▸ The request
Can you transcribe the data exactly? Leave the pictures out.

▸ Collected data
<<<<
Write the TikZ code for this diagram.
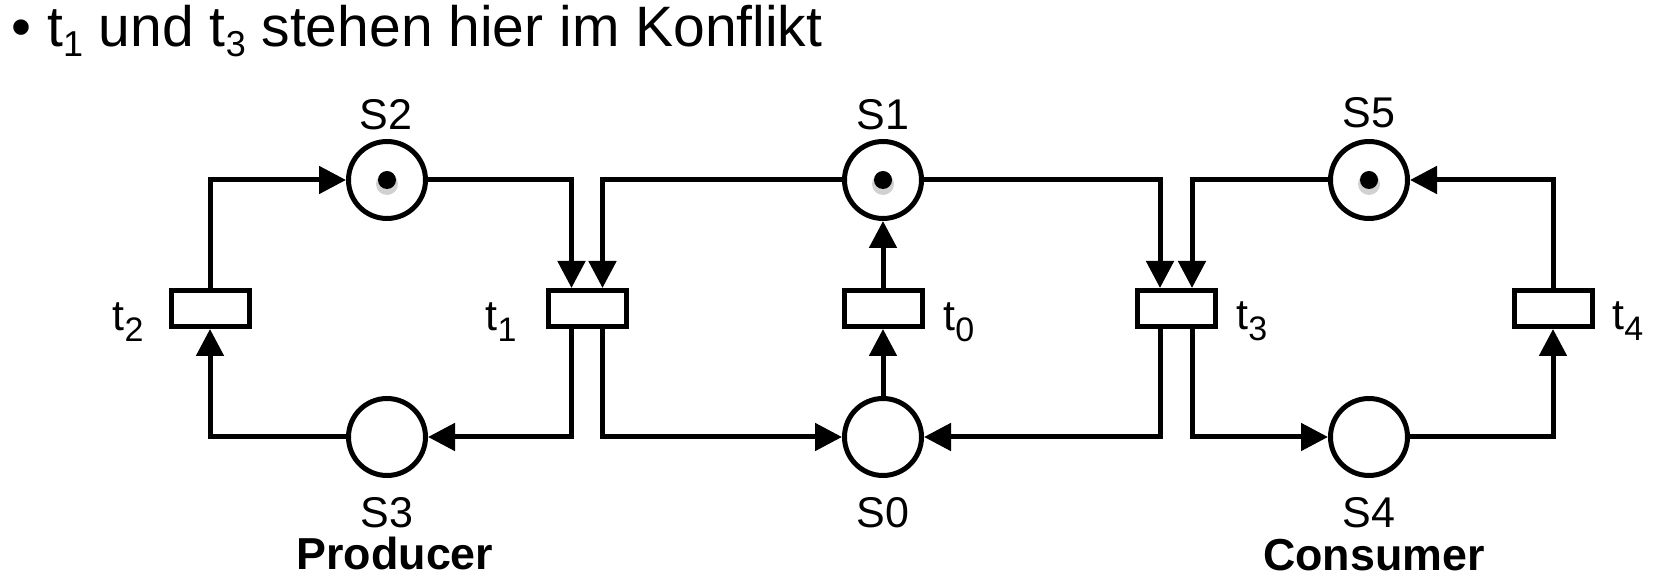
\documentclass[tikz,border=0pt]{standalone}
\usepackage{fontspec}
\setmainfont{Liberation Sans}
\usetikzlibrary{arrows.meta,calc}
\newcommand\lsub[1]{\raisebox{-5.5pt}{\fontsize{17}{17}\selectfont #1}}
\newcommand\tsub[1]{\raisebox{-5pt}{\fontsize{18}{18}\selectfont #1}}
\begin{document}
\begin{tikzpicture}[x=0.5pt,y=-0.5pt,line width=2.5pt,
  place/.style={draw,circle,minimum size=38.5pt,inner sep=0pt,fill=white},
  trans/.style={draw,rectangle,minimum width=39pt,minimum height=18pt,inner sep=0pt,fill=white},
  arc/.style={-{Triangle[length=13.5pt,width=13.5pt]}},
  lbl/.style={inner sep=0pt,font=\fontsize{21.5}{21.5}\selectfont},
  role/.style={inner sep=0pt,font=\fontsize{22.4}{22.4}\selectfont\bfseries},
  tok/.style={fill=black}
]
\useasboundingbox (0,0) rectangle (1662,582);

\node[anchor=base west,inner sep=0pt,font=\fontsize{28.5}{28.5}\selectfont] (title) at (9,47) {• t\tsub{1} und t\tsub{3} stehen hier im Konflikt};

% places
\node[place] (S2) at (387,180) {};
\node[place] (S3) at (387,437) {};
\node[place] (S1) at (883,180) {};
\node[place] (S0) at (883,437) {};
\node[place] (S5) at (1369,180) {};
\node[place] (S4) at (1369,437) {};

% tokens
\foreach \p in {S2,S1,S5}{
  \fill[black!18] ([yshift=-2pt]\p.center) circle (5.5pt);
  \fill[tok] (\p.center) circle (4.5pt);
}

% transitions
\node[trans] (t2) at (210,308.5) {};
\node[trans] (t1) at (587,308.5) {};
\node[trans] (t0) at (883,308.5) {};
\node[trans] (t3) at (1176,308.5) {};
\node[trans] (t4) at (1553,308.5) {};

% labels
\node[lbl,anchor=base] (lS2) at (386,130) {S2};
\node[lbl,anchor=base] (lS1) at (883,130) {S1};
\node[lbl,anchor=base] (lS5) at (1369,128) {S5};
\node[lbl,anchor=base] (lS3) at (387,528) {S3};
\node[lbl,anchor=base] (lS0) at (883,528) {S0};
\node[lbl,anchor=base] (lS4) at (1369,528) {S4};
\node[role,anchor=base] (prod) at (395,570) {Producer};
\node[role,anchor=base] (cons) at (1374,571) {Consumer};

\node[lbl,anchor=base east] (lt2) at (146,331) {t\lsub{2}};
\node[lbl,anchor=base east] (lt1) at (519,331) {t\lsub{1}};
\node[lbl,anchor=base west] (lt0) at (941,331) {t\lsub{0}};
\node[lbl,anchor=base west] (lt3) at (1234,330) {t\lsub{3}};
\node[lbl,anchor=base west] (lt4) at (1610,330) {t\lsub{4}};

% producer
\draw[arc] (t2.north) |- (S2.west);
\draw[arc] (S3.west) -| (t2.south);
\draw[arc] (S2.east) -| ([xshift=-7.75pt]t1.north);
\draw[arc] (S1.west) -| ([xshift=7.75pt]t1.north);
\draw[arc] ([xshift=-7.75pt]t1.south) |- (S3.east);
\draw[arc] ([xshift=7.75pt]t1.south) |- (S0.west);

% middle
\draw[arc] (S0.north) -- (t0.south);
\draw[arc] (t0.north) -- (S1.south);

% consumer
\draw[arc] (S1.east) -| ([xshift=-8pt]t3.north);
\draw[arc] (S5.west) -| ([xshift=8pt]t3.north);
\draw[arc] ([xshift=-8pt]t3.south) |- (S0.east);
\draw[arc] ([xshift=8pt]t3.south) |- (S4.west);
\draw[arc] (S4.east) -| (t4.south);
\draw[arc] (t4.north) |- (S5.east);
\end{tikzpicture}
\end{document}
>>>>
▸ Written response
Write the TikZ code for this diagram.
\documentclass[tikz,border=0pt]{standalone}
\usepackage{fontspec}
\setmainfont{Liberation Sans}
\usetikzlibrary{arrows.meta,calc}
\newcommand\lsub[1]{\raisebox{-5.5pt}{\fontsize{17}{17}\selectfont #1}}
\newcommand\tsub[1]{\raisebox{-5pt}{\fontsize{18}{18}\selectfont #1}}
\begin{document}
\begin{tikzpicture}[x=0.5pt,y=-0.5pt,line width=2.5pt,
  place/.style={draw,circle,minimum size=38.5pt,inner sep=0pt,fill=white},
  trans/.style={draw,rectangle,minimum width=39pt,minimum height=18pt,inner sep=0pt,fill=white},
  arc/.style={-{Triangle[length=13.5pt,width=13.5pt]}},
  lbl/.style={inner sep=0pt,font=\fontsize{21.5}{21.5}\selectfont},
  role/.style={inner sep=0pt,font=\fontsize{22.4}{22.4}\selectfont\bfseries},
  tok/.style={fill=black}
]
\useasboundingbox (0,0) rectangle (1662,582);

\node[anchor=base west,inner sep=0pt,font=\fontsize{28.5}{28.5}\selectfont] (title) at (9,47) {• t\tsub{1} und t\tsub{3} stehen hier im Konflikt};

% places
\node[place] (S2) at (387,180) {};
\node[place] (S3) at (387,437) {};
\node[place] (S1) at (883,180) {};
\node[place] (S0) at (883,437) {};
\node[place] (S5) at (1369,180) {};
\node[place] (S4) at (1369,437) {};

% tokens
\foreach \p in {S2,S1,S5}{
  \fill[black!18] ([yshift=-2pt]\p.center) circle (5.5pt);
  \fill[tok] (\p.center) circle (4.5pt);
}

% transitions
\node[trans] (t2) at (210,308.5) {};
\node[trans] (t1) at (587,308.5) {};
\node[trans] (t0) at (883,308.5) {};
\node[trans] (t3) at (1176,308.5) {};
\node[trans] (t4) at (1553,308.5) {};

% labels
\node[lbl,anchor=base] (lS2) at (386,130) {S2};
\node[lbl,anchor=base] (lS1) at (883,130) {S1};
\node[lbl,anchor=base] (lS5) at (1369,128) {S5};
\node[lbl,anchor=base] (lS3) at (387,528) {S3};
\node[lbl,anchor=base] (lS0) at (883,528) {S0};
\node[lbl,anchor=base] (lS4) at (1369,528) {S4};
\node[role,anchor=base] (prod) at (395,570) {Producer};
\node[role,anchor=base] (cons) at (1374,571) {Consumer};

\node[lbl,anchor=base east] (lt2) at (146,331) {t\lsub{2}};
\node[lbl,anchor=base east] (lt1) at (519,331) {t\lsub{1}};
\node[lbl,anchor=base west] (lt0) at (941,331) {t\lsub{0}};
\node[lbl,anchor=base west] (lt3) at (1234,330) {t\lsub{3}};
\node[lbl,anchor=base west] (lt4) at (1610,330) {t\lsub{4}};

% producer
\draw[arc] (t2.north) |- (S2.west);
\draw[arc] (S3.west) -| (t2.south);
\draw[arc] (S2.east) -| ([xshift=-7.75pt]t1.north);
\draw[arc] (S1.west) -| ([xshift=7.75pt]t1.north);
\draw[arc] ([xshift=-7.75pt]t1.south) |- (S3.east);
\draw[arc] ([xshift=7.75pt]t1.south) |- (S0.west);

% middle
\draw[arc] (S0.north) -- (t0.south);
\draw[arc] (t0.north) -- (S1.south);

% consumer
\draw[arc] (S1.east) -| ([xshift=-8pt]t3.north);
\draw[arc] (S5.west) -| ([xshift=8pt]t3.north);
\draw[arc] ([xshift=-8pt]t3.south) |- (S0.east);
\draw[arc] ([xshift=8pt]t3.south) |- (S4.west);
\draw[arc] (S4.east) -| (t4.south);
\draw[arc] (t4.north) |- (S5.east);
\end{tikzpicture}
\end{document}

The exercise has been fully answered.